I could have used (instead of my own eyesight) a computer-controlled robotic device, that would take the ball to the height required, and drop it from that height. This would have meant that, by allowing the computer the measure the height (in something as precise as millimetres), I could have made sure that I had the exact height required by inputting the parameters. This would have improved the accuracy of my experiment.

In this experiment, the ultrasound scanner I used, would not measure accurately detect an object less than 200mm(20cm) from it, and this prevented me from obtaining the bounce heights when I dropped the ball from 200 and 100 millimetres. If I repeated this experiment, I would use a scanner that had a faster rate of measurement, and no “dead zone” in which no measurements could be obtained (e.g. the 200mm or less, height “dead zone” I encountered) .

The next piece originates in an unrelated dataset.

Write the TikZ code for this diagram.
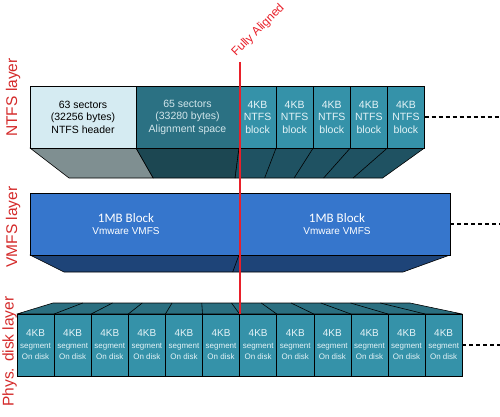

        The evidence obtained is sufficient to support a firm conclusion. I used accurate measuring equipment and repeated each step of the experiment three times. This allowed me to identify any anomalous results (no matter how small). To acquire further evidence to support my conclusion, and to get a better line of best fit on my graphs, I could narrow the range of my investigation, and increase the number of readings taken. This time dropping the ball at 10cm intervals as opposed to 20cm ones. For additional work, I could alter the mass of the ball, and investigate the effect that has on the height of its bounce. I could also, investigate the effect that the density of the ball has on the height of its bounce. To alter the density of the ball, I would alter the balls’ temperature.